## WHAT YOU SHOULD DO
From the very first line of the data to the line containing "minor_ticks = [5, 15, 25, 35, 45]", retype everything exactly, leaving the pictures behind.

[start of GIVEN MATERIAL]

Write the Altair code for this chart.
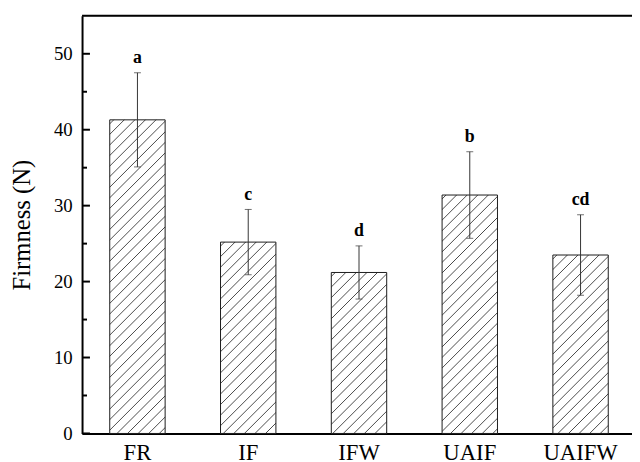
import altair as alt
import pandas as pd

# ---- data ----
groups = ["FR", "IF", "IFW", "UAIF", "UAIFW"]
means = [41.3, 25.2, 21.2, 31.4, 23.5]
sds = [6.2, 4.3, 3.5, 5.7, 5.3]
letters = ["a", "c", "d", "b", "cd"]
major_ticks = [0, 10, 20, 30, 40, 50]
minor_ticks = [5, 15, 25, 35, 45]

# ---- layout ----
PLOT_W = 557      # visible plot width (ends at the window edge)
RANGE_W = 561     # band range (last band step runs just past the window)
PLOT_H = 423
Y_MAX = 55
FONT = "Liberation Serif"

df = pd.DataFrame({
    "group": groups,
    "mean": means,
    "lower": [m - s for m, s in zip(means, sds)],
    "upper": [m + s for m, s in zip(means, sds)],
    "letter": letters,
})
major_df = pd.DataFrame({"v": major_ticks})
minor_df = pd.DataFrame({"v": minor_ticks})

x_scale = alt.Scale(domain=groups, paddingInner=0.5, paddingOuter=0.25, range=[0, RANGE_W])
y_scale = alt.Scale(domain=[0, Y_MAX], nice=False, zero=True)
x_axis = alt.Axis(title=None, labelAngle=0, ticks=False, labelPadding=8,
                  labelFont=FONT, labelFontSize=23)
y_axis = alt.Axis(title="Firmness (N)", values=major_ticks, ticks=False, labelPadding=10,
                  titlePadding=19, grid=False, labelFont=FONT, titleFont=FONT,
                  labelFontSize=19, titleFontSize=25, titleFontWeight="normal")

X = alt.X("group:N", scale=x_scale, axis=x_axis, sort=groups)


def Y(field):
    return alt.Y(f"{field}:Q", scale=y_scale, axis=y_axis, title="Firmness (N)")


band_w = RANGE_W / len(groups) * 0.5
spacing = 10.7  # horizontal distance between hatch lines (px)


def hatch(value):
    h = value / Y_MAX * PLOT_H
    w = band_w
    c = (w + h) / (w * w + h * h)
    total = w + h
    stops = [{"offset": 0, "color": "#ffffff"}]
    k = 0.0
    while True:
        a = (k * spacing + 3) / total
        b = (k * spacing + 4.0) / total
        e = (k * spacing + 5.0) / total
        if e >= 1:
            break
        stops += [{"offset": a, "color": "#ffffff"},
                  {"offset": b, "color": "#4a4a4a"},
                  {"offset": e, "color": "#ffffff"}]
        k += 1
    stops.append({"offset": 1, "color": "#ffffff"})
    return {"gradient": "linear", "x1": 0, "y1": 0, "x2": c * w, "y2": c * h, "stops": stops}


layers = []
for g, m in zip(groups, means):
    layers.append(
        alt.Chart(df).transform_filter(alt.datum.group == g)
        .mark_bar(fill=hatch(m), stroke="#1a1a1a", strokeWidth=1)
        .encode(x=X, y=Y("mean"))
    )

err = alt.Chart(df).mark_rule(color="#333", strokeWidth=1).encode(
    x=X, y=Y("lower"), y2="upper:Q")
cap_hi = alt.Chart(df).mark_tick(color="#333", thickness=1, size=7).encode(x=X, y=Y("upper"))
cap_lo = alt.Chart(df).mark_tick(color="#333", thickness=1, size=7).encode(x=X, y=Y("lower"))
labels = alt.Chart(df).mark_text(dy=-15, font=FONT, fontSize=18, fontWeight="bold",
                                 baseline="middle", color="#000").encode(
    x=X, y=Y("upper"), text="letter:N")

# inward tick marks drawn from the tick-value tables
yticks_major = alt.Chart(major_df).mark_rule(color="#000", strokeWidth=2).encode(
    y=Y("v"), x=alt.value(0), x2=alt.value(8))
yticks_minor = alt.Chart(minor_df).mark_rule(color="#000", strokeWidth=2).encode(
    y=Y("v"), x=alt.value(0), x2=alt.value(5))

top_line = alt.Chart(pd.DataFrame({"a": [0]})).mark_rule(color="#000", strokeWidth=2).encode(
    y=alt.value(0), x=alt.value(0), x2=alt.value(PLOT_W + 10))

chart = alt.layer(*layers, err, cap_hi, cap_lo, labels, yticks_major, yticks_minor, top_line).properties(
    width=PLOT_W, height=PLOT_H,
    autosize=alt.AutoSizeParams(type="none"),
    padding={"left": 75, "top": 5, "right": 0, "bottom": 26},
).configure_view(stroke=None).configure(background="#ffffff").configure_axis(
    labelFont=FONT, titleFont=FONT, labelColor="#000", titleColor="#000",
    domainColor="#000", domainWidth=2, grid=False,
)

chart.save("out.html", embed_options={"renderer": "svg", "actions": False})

[end of GIVEN MATERIAL]

## TASK OUTPUT
Write the Altair code for this chart.
import altair as alt
import pandas as pd

# ---- data ----
groups = ["FR", "IF", "IFW", "UAIF", "UAIFW"]
means = [41.3, 25.2, 21.2, 31.4, 23.5]
sds = [6.2, 4.3, 3.5, 5.7, 5.3]
letters = ["a", "c", "d", "b", "cd"]
major_ticks = [0, 10, 20, 30, 40, 50]
minor_ticks = [5, 15, 25, 35, 45]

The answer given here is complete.